Suzuki V-Strom 1050 DE + Scott Casey – Living with PTSD and the Rolling Barrage
byMotos and Friends by Ultimate Motorcycle
Hello everyone and welcome once again to Motos and Friends, a weekly Podcast brought to you by the editorial team at Ultimate Motorcycling.
My name is Arthur Coldwells.
The new Suzuki V-Strom DE has just been announced, and Avery Innis, Training and Publications Manager from Suzuki Motor USA, is just the expert to explain its nuances to us. The V-Strom has always been a superb, yet inexpensive platform, and the new DE variant gets more serious about ADV riding. I find out from Avery whether the new upgrades are worthwhile; and the place that the new V-Strom has in the current market.
Our second segment covers a subject that’s a little more serious than usual.
Many veterans and first responders suffer from Post Traumatic Stress Disorder, aka PTSD.
Scott Casey—himself a sufferer—decided to try and help his fellow vets, and started a cross-Canada charity ride in 2016 called the ‘Rolling Barrage’. It was—and is—incredibly successful.

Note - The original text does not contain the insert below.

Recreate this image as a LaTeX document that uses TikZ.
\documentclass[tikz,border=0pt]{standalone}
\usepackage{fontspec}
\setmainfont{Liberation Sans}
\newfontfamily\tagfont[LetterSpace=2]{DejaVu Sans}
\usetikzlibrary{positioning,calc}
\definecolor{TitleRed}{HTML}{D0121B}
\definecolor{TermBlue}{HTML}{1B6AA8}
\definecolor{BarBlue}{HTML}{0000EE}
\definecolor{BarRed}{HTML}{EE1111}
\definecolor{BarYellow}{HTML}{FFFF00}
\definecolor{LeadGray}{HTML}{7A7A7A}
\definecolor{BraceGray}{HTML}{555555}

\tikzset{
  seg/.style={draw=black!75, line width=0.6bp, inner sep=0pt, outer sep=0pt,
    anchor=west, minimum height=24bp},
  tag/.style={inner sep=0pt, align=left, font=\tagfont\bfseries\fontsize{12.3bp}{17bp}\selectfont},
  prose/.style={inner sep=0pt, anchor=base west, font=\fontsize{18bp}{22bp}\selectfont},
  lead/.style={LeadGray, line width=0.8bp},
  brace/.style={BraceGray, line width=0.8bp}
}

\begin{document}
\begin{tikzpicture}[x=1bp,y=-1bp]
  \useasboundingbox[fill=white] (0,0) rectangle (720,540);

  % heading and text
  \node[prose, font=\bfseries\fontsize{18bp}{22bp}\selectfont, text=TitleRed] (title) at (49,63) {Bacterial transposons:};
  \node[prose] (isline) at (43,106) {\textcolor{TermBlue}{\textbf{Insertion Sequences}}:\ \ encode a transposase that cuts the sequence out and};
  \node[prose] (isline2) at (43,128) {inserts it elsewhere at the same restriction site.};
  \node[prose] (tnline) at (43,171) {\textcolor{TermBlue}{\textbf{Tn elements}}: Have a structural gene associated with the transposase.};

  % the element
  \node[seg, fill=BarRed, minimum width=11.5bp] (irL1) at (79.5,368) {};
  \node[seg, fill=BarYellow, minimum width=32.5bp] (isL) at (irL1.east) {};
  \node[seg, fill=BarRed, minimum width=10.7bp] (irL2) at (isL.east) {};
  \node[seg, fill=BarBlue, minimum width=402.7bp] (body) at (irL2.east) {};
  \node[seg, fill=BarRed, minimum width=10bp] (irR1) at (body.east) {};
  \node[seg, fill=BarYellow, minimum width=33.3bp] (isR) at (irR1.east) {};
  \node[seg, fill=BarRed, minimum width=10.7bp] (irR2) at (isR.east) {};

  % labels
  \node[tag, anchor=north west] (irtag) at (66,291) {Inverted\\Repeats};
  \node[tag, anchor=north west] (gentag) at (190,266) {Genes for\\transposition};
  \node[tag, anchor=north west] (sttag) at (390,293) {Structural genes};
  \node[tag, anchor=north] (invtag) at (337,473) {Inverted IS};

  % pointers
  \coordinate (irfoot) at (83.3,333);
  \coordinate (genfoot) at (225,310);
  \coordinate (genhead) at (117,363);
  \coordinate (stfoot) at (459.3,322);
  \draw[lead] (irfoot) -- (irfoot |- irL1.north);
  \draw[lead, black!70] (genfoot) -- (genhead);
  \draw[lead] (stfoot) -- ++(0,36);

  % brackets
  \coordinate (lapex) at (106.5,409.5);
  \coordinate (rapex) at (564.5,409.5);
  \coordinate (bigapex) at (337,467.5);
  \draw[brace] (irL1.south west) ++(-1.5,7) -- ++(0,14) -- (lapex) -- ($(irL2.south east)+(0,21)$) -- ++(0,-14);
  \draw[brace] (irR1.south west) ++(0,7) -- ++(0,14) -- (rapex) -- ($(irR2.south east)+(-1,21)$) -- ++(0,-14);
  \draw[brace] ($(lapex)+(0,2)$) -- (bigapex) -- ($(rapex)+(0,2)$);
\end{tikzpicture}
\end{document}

It’s not just a tremendous ride. The Rolling Barrage is a place for like-minded sufferers and their supporters to ride together. They get some serious “wind therapy” whether it’s on just a stop, or a leg of the ride, one day, a weekend, or even the whole ride. Scott opens up with Associate Editor Teejay Adams about his personal history, and how he came to create such a brilliant and worthy real-world event that truly helps.

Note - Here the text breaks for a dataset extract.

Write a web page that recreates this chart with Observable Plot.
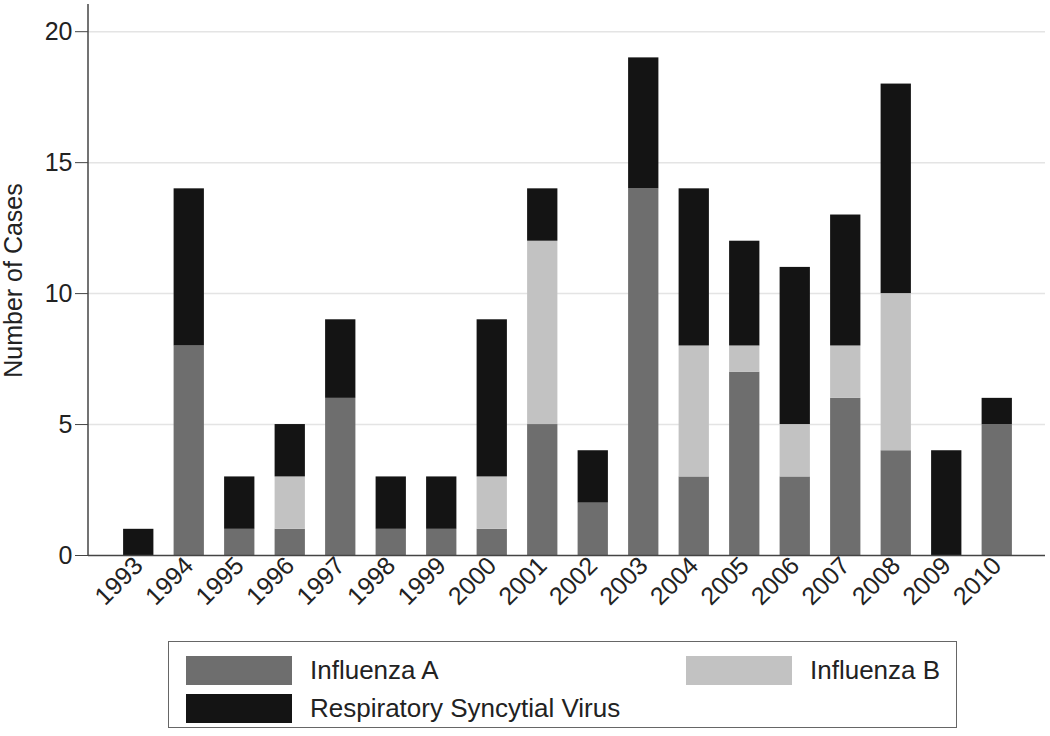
<!DOCTYPE html>
<html>
<head>
<meta charset="utf-8">
<script src="https://cdn.jsdelivr.net/npm/d3@7"></script>
<script src="https://cdn.jsdelivr.net/npm/@observablehq/plot@0.6"></script>
<style>
  body { margin: 0; background: #fff; font-family: "Liberation Sans", Arial, sans-serif; }
  #legend {
    position: absolute; left: 168px; top: 641px; width: 789px; height: 87px;
    border: 1.5px solid #666; box-sizing: border-box; background: #fff;
  }
  .item { position: absolute; display: flex; align-items: center; font-size: 26px; color: #222; }
  .sw { width: 106px; height: 29px; margin-right: 18px; }
</style>
</head>
<body>
<div id="chart"></div>
<div id="legend"></div>
<script>
const years = ["1993","1994","1995","1996","1997","1998","1999","2000","2001","2002","2003","2004","2005","2006","2007","2008","2009","2010"];
const influenzaA = [0, 8, 1, 1, 6, 1, 1, 1, 5, 2, 14, 3, 7, 3, 6, 4, 0, 5];
const influenzaB = [0, 0, 0, 2, 0, 0, 0, 2, 7, 0, 0, 5, 1, 2, 2, 6, 0, 0];
const rsv        = [1, 6, 2, 2, 3, 2, 2, 6, 2, 2, 5, 6, 4, 6, 5, 8, 4, 1];
const types = ["Influenza A", "Influenza B", "Respiratory Syncytial Virus"];
const colors = ["#6e6e6e", "#c2c2c2", "#141414"];
const yTicks = [0, 5, 10, 15, 20];

const series = [influenzaA, influenzaB, rsv];
const data = [];
years.forEach((yr, i) => {
  types.forEach((t, j) => data.push({year: yr, type: t, value: series[j][i]}));
});

const plot = Plot.plot({
  width: 1050,
  height: 630,
  marginLeft: 88,
  marginRight: 5,
  marginTop: 5,
  marginBottom: 75,
  style: {fontFamily: "Liberation Sans, Arial, sans-serif", background: "#fff"},
  x: {domain: years, round: false, paddingInner: 0.4, paddingOuter: 0.2, insetLeft: 25, insetRight: 23, label: null},
  y: {domain: [0, 21], label: null},
  color: {domain: types, range: colors},
  marks: [
    Plot.gridY(yTicks.filter(d => d > 0), {stroke: "#e4e4e4", strokeOpacity: 1, strokeWidth: 1.5}),
    Plot.barY(data, {x: "year", y: "value", fill: "type", order: types}),
    Plot.ruleY([0], {stroke: "#444", strokeWidth: 1.5}),
    Plot.axisY(yTicks, {tickSize: 13, tickPadding: 3, fontSize: 25, stroke: "#444", fill: "#222"}),
    Plot.axisY({ticks: [], tickSize: 0, fontSize: 25, fill: "#222",
      label: "Number of Cases", labelAnchor: "center", labelArrow: false, labelOffset: 84}),
    Plot.axisX({tickRotate: -45, tickSize: 0, tickPadding: 6, fontSize: 25, fill: "#222", label: null})
  ]
});

d3.select(plot).append("line")
  .attr("x1", 88).attr("x2", 88).attr("y1", 4).attr("y2", 555)
  .attr("stroke", "#444").attr("stroke-width", 1.5);

document.getElementById("chart").appendChild(plot);

const legend = d3.select("#legend");
const pos = [{left: 17, top: 13}, {left: 517, top: 13}, {left: 17, top: 51}];
types.forEach((t, i) => {
  const it = legend.append("div").attr("class", "item")
    .style("left", pos[i].left + "px").style("top", pos[i].top + "px");
  it.append("div").attr("class", "sw").style("background", colors[i]);
  it.append("span").text(t);
});
</script>
</body>
</html>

The Rolling Barrage is a supportive network of brothers and sisters. To quote Scott Casey: “this is the family you never knew you had”.
It was a Nation exploding into civil war. In 1992, the collapse of the former Yugoslavia triggered an international armed conflict that would last more than 3 years and eventually see nearly 100,000 people killed. Canadians were thrown into what was declared a peacekeeping mission, but it wasn’t. They were going well beyond the rules of engagement that were provided by the UN. Told by Scott Casey, Former Canadian Peacekeeper.